> Objective
In this exercise, return the whole listing exactly, excluding any images.

> Given material
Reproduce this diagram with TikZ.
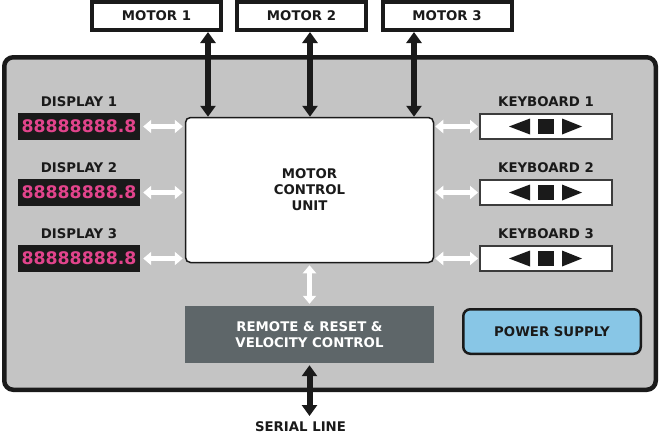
\documentclass[tikz,border=0pt]{standalone}
\usepackage{fontspec}
\setmainfont{DejaVu Sans}
\usetikzlibrary{arrows.meta}
\definecolor{ink}{HTML}{1A1A1A}
\definecolor{panel}{HTML}{C4C4C4}
\definecolor{slate}{HTML}{5E6669}
\definecolor{sky}{HTML}{88C6E6}
\definecolor{led}{HTML}{E2448C}
\begin{document}
\begin{tikzpicture}[x=1pt,y=-1pt,
    lbl/.style={font=\fontsize{13.3}{16}\selectfont\bfseries,text=ink,align=center,inner sep=0pt},
    motorbox/.style={lbl,draw=ink,line width=4pt,fill=white,minimum width=129pt,minimum height=28pt},
    dispbox/.style={fill=ink,text=led,font=\fontsize{17.3}{17}\selectfont\bfseries,minimum width=122pt,minimum height=27pt,inner sep=0pt},
    keybox/.style={draw=ink!85,line width=2pt,fill=white,minimum width=132pt,minimum height=25pt,inner sep=0pt},
    darrow/.style={draw=ink,line width=6pt,{Triangle[length=11pt,width=15pt]}-{Triangle[length=11pt,width=15pt]}},
    warrow/.style={draw=white,line width=5pt,{Triangle[length=8pt,width=13pt]}-{Triangle[length=8pt,width=13pt]}}]
    \useasboundingbox (0,0) rectangle (660,434);
    \draw[ink,line width=4.5pt,fill=panel,rounded corners=9pt] (4.25,57.25) rectangle (655.75,389.75);
    \node[motorbox] (M1) at (156.5,16) {MOTOR 1};
    \node[motorbox] (M2) at (301.5,16) {MOTOR 2};
    \node[motorbox] (M3) at (447,16) {MOTOR 3};
    \node[lbl,draw=ink,line width=1.5pt,fill=white,rounded corners=5pt,minimum width=248pt,minimum height=145pt] (MCU) at (309.5,190) {MOTOR\\CONTROL\\UNIT};
    \node[lbl,text=white,fill=slate,minimum width=249pt,minimum height=57pt] (RV) at (309.5,334.5) {REMOTE \& RESET \&\\VELOCITY CONTROL};
    \node[lbl,draw=ink,line width=2.5pt,fill=sky,rounded corners=7pt,minimum width=177.5pt,minimum height=44.5pt] (PS) at (552,331.5) {POWER SUPPLY};
    \node[lbl] (DL1) at (79,102) {DISPLAY 1}; \node[dispbox] (D1) at (79,126.5) {88888888.8};
    \node[lbl] (DL2) at (79,168) {DISPLAY 2}; \node[dispbox] (D2) at (79,192.5) {88888888.8};
    \node[lbl] (DL3) at (79,234) {DISPLAY 3}; \node[dispbox] (D3) at (79,258.5) {88888888.8};
    \node[lbl] (KL1) at (546,102) {KEYBOARD 1}; \node[keybox] (K1) at (546,126.5) {};
    \node[lbl] (KL2) at (546,168) {KEYBOARD 2}; \node[keybox] (K2) at (546,192.5) {};
    \node[lbl] (KL3) at (546,234) {KEYBOARD 3}; \node[keybox] (K3) at (546,258.5) {};
    \foreach \k in {K1,K2,K3}{
      \fill[ink] ([xshift=-37pt]\k.center) -- ++(21,-8) -- ++(0,16) -- cycle;
      \fill[ink] ([xshift=-8pt,yshift=7.5pt]\k.center) rectangle ++(16,15);
      \fill[ink] ([xshift=36pt]\k.center) -- ++(-20,-8) -- ++(0,16) -- cycle;
    }
    \draw[darrow] ([xshift=51.5pt]M1.south) -- ([xshift=51.5pt]M1.south |- MCU.north);
    \draw[darrow] ([xshift=8.5pt]M2.south) -- ([xshift=8.5pt]M2.south |- MCU.north);
    \draw[darrow] ([xshift=-33pt]M3.south) -- ([xshift=-33pt]M3.south |- MCU.north);
    \draw[warrow] ([xshift=3pt]D1.east) -- ([xshift=-2pt]D1.east -| MCU.west);
    \draw[warrow] ([xshift=3pt]D2.east) -- ([xshift=-2pt]D2.east -| MCU.west);
    \draw[warrow] ([xshift=3pt]D3.east) -- ([xshift=-2pt]D3.east -| MCU.west);
    \draw[warrow] ([xshift=1pt]K1.west -| MCU.east) -- ([xshift=-1pt]K1.west);
    \draw[warrow] ([xshift=1pt]K2.west -| MCU.east) -- ([xshift=-1pt]K2.west);
    \draw[warrow] ([xshift=1pt]K3.west -| MCU.east) -- ([xshift=-1pt]K3.west);
    \draw[warrow] ([yshift=-2pt]MCU.south) -- ([yshift=2pt]RV.north);
    \coordinate (SER) at (309.5,416);
    \draw[darrow] ([yshift=-2pt]RV.south) -- (SER);
    \node[lbl] (SL) at (300.5,426.5) {SERIAL LINE};
\end{tikzpicture}
\end{document}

> Final result
Reproduce this diagram with TikZ.
\documentclass[tikz,border=0pt]{standalone}
\usepackage{fontspec}
\setmainfont{DejaVu Sans}
\usetikzlibrary{arrows.meta}
\definecolor{ink}{HTML}{1A1A1A}
\definecolor{panel}{HTML}{C4C4C4}
\definecolor{slate}{HTML}{5E6669}
\definecolor{sky}{HTML}{88C6E6}
\definecolor{led}{HTML}{E2448C}
\begin{document}
\begin{tikzpicture}[x=1pt,y=-1pt,
    lbl/.style={font=\fontsize{13.3}{16}\selectfont\bfseries,text=ink,align=center,inner sep=0pt},
    motorbox/.style={lbl,draw=ink,line width=4pt,fill=white,minimum width=129pt,minimum height=28pt},
    dispbox/.style={fill=ink,text=led,font=\fontsize{17.3}{17}\selectfont\bfseries,minimum width=122pt,minimum height=27pt,inner sep=0pt},
    keybox/.style={draw=ink!85,line width=2pt,fill=white,minimum width=132pt,minimum height=25pt,inner sep=0pt},
    darrow/.style={draw=ink,line width=6pt,{Triangle[length=11pt,width=15pt]}-{Triangle[length=11pt,width=15pt]}},
    warrow/.style={draw=white,line width=5pt,{Triangle[length=8pt,width=13pt]}-{Triangle[length=8pt,width=13pt]}}]
    \useasboundingbox (0,0) rectangle (660,434);
    \draw[ink,line width=4.5pt,fill=panel,rounded corners=9pt] (4.25,57.25) rectangle (655.75,389.75);
    \node[motorbox] (M1) at (156.5,16) {MOTOR 1};
    \node[motorbox] (M2) at (301.5,16) {MOTOR 2};
    \node[motorbox] (M3) at (447,16) {MOTOR 3};
    \node[lbl,draw=ink,line width=1.5pt,fill=white,rounded corners=5pt,minimum width=248pt,minimum height=145pt] (MCU) at (309.5,190) {MOTOR\\CONTROL\\UNIT};
    \node[lbl,text=white,fill=slate,minimum width=249pt,minimum height=57pt] (RV) at (309.5,334.5) {REMOTE \& RESET \&\\VELOCITY CONTROL};
    \node[lbl,draw=ink,line width=2.5pt,fill=sky,rounded corners=7pt,minimum width=177.5pt,minimum height=44.5pt] (PS) at (552,331.5) {POWER SUPPLY};
    \node[lbl] (DL1) at (79,102) {DISPLAY 1}; \node[dispbox] (D1) at (79,126.5) {88888888.8};
    \node[lbl] (DL2) at (79,168) {DISPLAY 2}; \node[dispbox] (D2) at (79,192.5) {88888888.8};
    \node[lbl] (DL3) at (79,234) {DISPLAY 3}; \node[dispbox] (D3) at (79,258.5) {88888888.8};
    \node[lbl] (KL1) at (546,102) {KEYBOARD 1}; \node[keybox] (K1) at (546,126.5) {};
    \node[lbl] (KL2) at (546,168) {KEYBOARD 2}; \node[keybox] (K2) at (546,192.5) {};
    \node[lbl] (KL3) at (546,234) {KEYBOARD 3}; \node[keybox] (K3) at (546,258.5) {};
    \foreach \k in {K1,K2,K3}{
      \fill[ink] ([xshift=-37pt]\k.center) -- ++(21,-8) -- ++(0,16) -- cycle;
      \fill[ink] ([xshift=-8pt,yshift=7.5pt]\k.center) rectangle ++(16,15);
      \fill[ink] ([xshift=36pt]\k.center) -- ++(-20,-8) -- ++(0,16) -- cycle;
    }
    \draw[darrow] ([xshift=51.5pt]M1.south) -- ([xshift=51.5pt]M1.south |- MCU.north);
    \draw[darrow] ([xshift=8.5pt]M2.south) -- ([xshift=8.5pt]M2.south |- MCU.north);
    \draw[darrow] ([xshift=-33pt]M3.south) -- ([xshift=-33pt]M3.south |- MCU.north);
    \draw[warrow] ([xshift=3pt]D1.east) -- ([xshift=-2pt]D1.east -| MCU.west);
    \draw[warrow] ([xshift=3pt]D2.east) -- ([xshift=-2pt]D2.east -| MCU.west);
    \draw[warrow] ([xshift=3pt]D3.east) -- ([xshift=-2pt]D3.east -| MCU.west);
    \draw[warrow] ([xshift=1pt]K1.west -| MCU.east) -- ([xshift=-1pt]K1.west);
    \draw[warrow] ([xshift=1pt]K2.west -| MCU.east) -- ([xshift=-1pt]K2.west);
    \draw[warrow] ([xshift=1pt]K3.west -| MCU.east) -- ([xshift=-1pt]K3.west);
    \draw[warrow] ([yshift=-2pt]MCU.south) -- ([yshift=2pt]RV.north);
    \coordinate (SER) at (309.5,416);
    \draw[darrow] ([yshift=-2pt]RV.south) -- (SER);
    \node[lbl] (SL) at (300.5,426.5) {SERIAL LINE};
\end{tikzpicture}
\end{document}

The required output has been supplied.